Latin America. The silent pandemic of violence, disappearances and femicides
Latin America is the region with the highest rate of sexual violence in the world, according to the UNDP. Furthermore, UN data highlights how in Argentina, Mexico, Colombia and other countries in the region domestic violence against women has increased dramatically over the course of the Covid-19 pandemic, up to between 30 and 50 per cent. On its part, El Salvador has registered a 70 per cent rise in reports of gender-based violence.
In the city of Riberalta in the Bolivian part of the Amazon, near the border with Brazil, 31-year-old Maria (whose surname isn’t disclosed for her protection) is part of a single mother’s union. Many of its members are women who joined after leaving their partners, often the fathers of their children, because of domestic violence. This is the rule rather the exception around here, the women point out. Maria recalls her own violent relationship with the father of her four children, and how she suffered both physical and psychological violence. Sometimes, she was beaten so badly that she’d have to go to hospital – one such time, the violence was so severe that she suffered a pre-stroke. “But he made me feel that it was my own fault.

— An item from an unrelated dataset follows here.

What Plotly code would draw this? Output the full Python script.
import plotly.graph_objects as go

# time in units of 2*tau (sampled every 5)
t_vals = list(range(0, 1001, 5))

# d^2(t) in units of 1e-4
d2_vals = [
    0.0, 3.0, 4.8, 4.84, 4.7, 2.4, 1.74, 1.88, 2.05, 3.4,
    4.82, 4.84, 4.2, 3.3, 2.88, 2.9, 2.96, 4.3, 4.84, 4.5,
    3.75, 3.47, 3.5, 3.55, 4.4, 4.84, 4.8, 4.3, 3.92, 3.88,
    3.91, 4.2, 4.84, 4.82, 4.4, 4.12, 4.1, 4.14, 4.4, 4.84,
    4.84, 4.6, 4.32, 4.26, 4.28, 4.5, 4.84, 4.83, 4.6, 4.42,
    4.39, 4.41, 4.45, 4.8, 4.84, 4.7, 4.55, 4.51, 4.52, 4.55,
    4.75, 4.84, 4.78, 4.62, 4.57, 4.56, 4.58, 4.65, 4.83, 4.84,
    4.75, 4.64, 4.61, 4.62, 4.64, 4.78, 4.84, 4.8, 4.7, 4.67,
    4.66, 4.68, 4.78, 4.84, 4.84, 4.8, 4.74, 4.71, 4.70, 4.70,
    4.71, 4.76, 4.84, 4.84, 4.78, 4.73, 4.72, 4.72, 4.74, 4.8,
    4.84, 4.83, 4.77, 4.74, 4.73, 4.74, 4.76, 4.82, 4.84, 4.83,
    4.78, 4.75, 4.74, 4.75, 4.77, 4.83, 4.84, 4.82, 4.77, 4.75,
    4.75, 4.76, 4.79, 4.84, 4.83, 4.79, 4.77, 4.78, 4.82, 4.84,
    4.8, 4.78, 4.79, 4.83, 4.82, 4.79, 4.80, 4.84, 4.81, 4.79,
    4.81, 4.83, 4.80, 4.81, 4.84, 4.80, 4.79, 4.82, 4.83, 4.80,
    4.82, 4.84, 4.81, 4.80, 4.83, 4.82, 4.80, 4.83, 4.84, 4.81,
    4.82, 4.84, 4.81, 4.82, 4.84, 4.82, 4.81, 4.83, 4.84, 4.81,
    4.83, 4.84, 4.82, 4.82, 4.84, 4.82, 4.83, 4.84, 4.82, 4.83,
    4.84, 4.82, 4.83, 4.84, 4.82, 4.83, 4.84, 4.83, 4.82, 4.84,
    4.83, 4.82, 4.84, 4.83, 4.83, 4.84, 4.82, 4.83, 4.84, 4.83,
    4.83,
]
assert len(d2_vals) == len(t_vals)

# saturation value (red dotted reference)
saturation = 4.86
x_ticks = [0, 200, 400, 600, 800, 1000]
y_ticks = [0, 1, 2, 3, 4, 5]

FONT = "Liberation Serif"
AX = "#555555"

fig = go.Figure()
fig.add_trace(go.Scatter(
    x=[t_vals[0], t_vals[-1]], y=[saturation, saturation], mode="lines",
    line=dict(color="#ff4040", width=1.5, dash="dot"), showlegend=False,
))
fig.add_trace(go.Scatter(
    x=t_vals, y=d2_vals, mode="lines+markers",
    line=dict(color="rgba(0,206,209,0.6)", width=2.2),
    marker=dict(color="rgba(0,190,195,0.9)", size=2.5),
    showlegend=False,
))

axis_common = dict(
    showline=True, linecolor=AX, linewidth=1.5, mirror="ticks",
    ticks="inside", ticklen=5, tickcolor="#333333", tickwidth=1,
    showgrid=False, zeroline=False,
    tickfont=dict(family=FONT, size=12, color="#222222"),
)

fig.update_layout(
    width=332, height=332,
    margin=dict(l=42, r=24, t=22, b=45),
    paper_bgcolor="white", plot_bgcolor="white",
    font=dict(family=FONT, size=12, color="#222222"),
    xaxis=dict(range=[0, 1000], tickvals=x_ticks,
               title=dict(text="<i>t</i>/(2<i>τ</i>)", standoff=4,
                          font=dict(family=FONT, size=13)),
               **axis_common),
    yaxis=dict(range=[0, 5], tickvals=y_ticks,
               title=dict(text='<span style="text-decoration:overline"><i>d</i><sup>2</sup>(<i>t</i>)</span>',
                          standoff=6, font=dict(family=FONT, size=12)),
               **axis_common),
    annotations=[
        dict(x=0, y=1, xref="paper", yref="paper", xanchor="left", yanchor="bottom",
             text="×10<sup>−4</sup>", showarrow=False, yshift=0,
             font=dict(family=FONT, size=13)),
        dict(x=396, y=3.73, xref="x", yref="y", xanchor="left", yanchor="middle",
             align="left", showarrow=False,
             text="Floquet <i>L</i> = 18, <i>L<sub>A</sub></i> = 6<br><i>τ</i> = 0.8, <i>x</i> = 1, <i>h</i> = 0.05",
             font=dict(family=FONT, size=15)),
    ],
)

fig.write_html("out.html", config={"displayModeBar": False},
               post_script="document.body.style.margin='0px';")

So, I stayed with him for a long time,” Maria says.
In neighbouring Peru, an alarming number of girls and women – almost 12,000 – went missing last year. And unfortunately, the situation in the country only reflects Latin America’s as a whole.
“Women disappearing during Covid-19 is a situation seen throughout the region”, says Marcela Huaita, professor at the Pontifical Catholic University of Peru in Lima and former Peruvian minister for women and vulnerable populations. “It’s worrying that the disappearances are occurring in times of lockdown: the possibilities of these women leaving their homes are limited. So where could they be? One risk is that their disappearances are linked to human trafficking. But any kind of disappearance is linked to violence in general”.
The reasons behind this grim statistic? Profound machismo in society and state institutions is an important and serious underlying structural problem, which, for instance, makes it difficult for gender-based crimes to be investigated at all in some cases as these are, to some extent, culturally accepted.
Notwithstanding the depressive panorama, there’s also hope for women’s and girls’ rights in Latin America as women increasingly speak up for themselves. Cases in point are the Ni Una Menos (Not One Less) campaign against femicides, which is gaining attention in the public space, and the Green Wave Movement which originated in Argentina and is fighting for the right to abortion in a region where this is often criminalised. Recent victories include Argentina passing landmark legislation legalising abortion up to the 14th week of pregnancy and Ecuador’s Constitutional Court ruling in favour of decriminalising access to abortion in cases of rape.
Returning to Bolivia: after years of abuse, Maria decided to end her relationship. “It’s horrible, often we feel trapped in our relationship with a person we’ve been together with since we were really young,” she relates. “Given my age, I’ve lived a sad life. It took me 13-14 years to realise that. However, I don’t regret my decision, which I took for myself and my children’s sake. I don’t wish for them to experience what I’ve gone through”.